La quête d'un camping pour la soirée n'a pas été aisée. Nous sommes à la mi-mai, et plusieurs campings sont toujours fermés. De portes closes en barrières verrouillées, nous avons suivi les pylônes électriques plantés dans la lande jusqu'au camping d'Hvolsvöllur, situé à l'écart de la route 1. La douche est chaude... Bonne nouvelle: il fait 3 degrés.

PHOTO STÉPHANIE MORIN, LA PRESSE

Les plaques tectoniques s'éloignent du parc de Þingvellir, mais la rivière Öxara trouve toujours son chemin.

JOUR 3

Hvolsvöllur-Vík

Distance: 80 km

Visiter l'Islande peut être frustrant ; on passe ses journées à faire des choix difficiles et à se dire qu'il faudra revenir. Trois jours seulement et déjà, cette impression d'être pressé par le temps...

En restant sur la route 1 (et en respectant les limites de vitesse), on peut faire le tour de l'île en 16 heures environ.

Seulement, on voudrait s'arrêter à chaque courbe, emprunter tous les chemins de traverse.

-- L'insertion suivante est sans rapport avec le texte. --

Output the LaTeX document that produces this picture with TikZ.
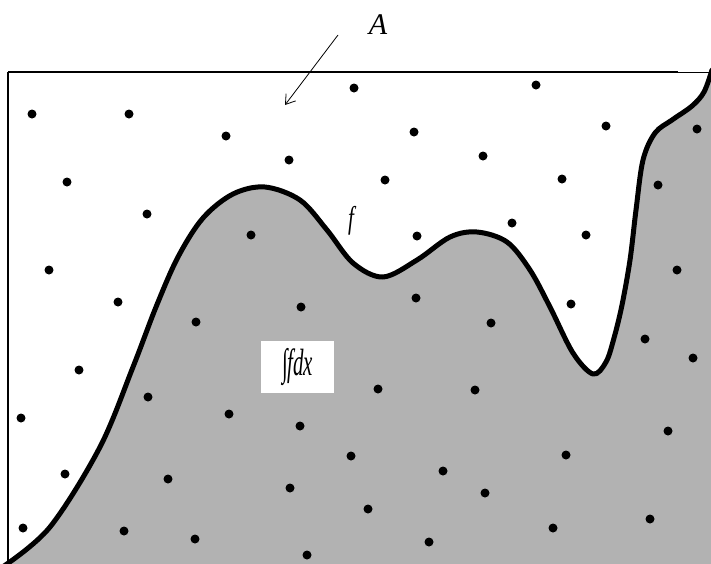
\documentclass[tikz,border=0pt]{standalone}
\usepackage{fontspec}
\setmainfont{Liberation Serif}
\usetikzlibrary{arrows.meta}
\definecolor{areagray}{RGB}{178,178,178}
\tikzset{
  dotmark/.style={fill=black},
  curveline/.style={line width=5pt, line join=round, line cap=round},
  frameline/.style={line width=2pt},
  pointer/.style={line width=0.8pt, -{Straight Barb[length=9pt,width=12pt]}},
  lbl/.style={inner sep=0pt, font=\fontsize{30}{30}\selectfont\itshape}
}
\begin{document}
\begin{tikzpicture}[x=1pt,y=-1pt]
\useasboundingbox (0,0) rectangle (711,563);
\def\fcurve{plot[smooth, tension=0.55] coordinates {
 (4,566) (50,527) (100,447) (133,367) (156,307) (178,257) (203,218) (233,194) (265,187)
 (300,200) (327,230) (353,263) (383,277) (417,260) (450,237) (477,232)
 (507,242) (530,270) (550,307) (573,353) (593,374) (606,362) (614,338)
 (622,305) (630,260) (636,210) (643,160) (655,133) (672,120) (692,106)
 (704,92) (712,70)}}
\begin{scope}
\clip (0,0) rectangle (711,563);
% shaded area under f
\fill[areagray] \fcurve -- (712,566) -- cycle;
% frame
\draw[frameline] (8,72) -- (678,72);
\draw[line width=1pt] (678,72) -- (711,72);
\draw[line width=1.6pt] (8,72) -- (8,563);
% the curve f
\draw[curveline] \fcurve;
\end{scope}
% random points
\foreach \px/\py in {
 32/114, 129/114, 226/136, 289/160, 67/182, 147/214, 49/270, 118/302,
 79/370, 21/418, 65/474, 23/528, 354/88, 536/85, 414/132, 606/126,
 483/156, 385/180, 562/179, 512/223, 417/236, 586/235, 571/304,
 251/235, 301/307, 196/322, 148/397, 229/414, 300/426, 351/456,
 168/479, 290/488, 124/531, 195/539, 307/555, 697/129, 658/185,
 677/270, 416/298, 491/323, 645/339, 693/358, 378/389, 475/390,
 668/431, 566/455, 443/471, 485/493, 368/509, 650/519, 553/528, 429/542}
 \fill[dotmark] (\px,\py) circle (4.5pt);
% labels
\node[lbl] (labelA) at (378,25) {A};
\coordinate (tail) at (338,35);
\coordinate (head) at (285,105);
\draw[pointer] (tail) -- (head);
\node[lbl] (labelf) at (351,221) {\scalebox{0.7}[1.05]{f}};
\node[fill=white, minimum width=73pt, minimum height=52pt, inner sep=0pt] (integral) at (297.5,367)
 {\fontsize{38}{38}\selectfont\scalebox{0.55}[1]{∫\kern-1pt\textit{fdx}}};
\end{tikzpicture}
\end{document}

Aucun paysage n'est banal ici, et chaque route de gravier semble mener à un trésor.

Du coup, on avance beaucoup (beaucoup) moins vite que prévu.

Pis, on termine cette journée plus ou moins rassasiés. À chaque arrêt - spectaculaires chutes de Seljalandsfoss et de Skógafoss, plage de sable noir de Vík (3) -, on souhaiterait explorer davantage et suivre ce qu'on croit être des sentiers de randonnée. Mais c'est compliqué: l'entrée des sentiers est rarement indiquée et, hormis dans les parcs nationaux, les cartes pour randonneurs sont impossibles à trouver. Pour le voyageur autonome qui ne souhaite pas embaucher un guide à 250 $ la journée (il en pleut dans ce pays!) et qui veut aller au-delà des arrêts éclair pour faire exploser son compte Instagram, ce n'est pas toujours aisé...

PHOTO STÉPHANIE MORIN, LA PRESSE

Un sentier de randonnée de 24 km permet de longer la rivière qui alimente la chute Skógafoss jusqu'aux glaciers d'Eyjafjallajökull et de Myrdalsjökull.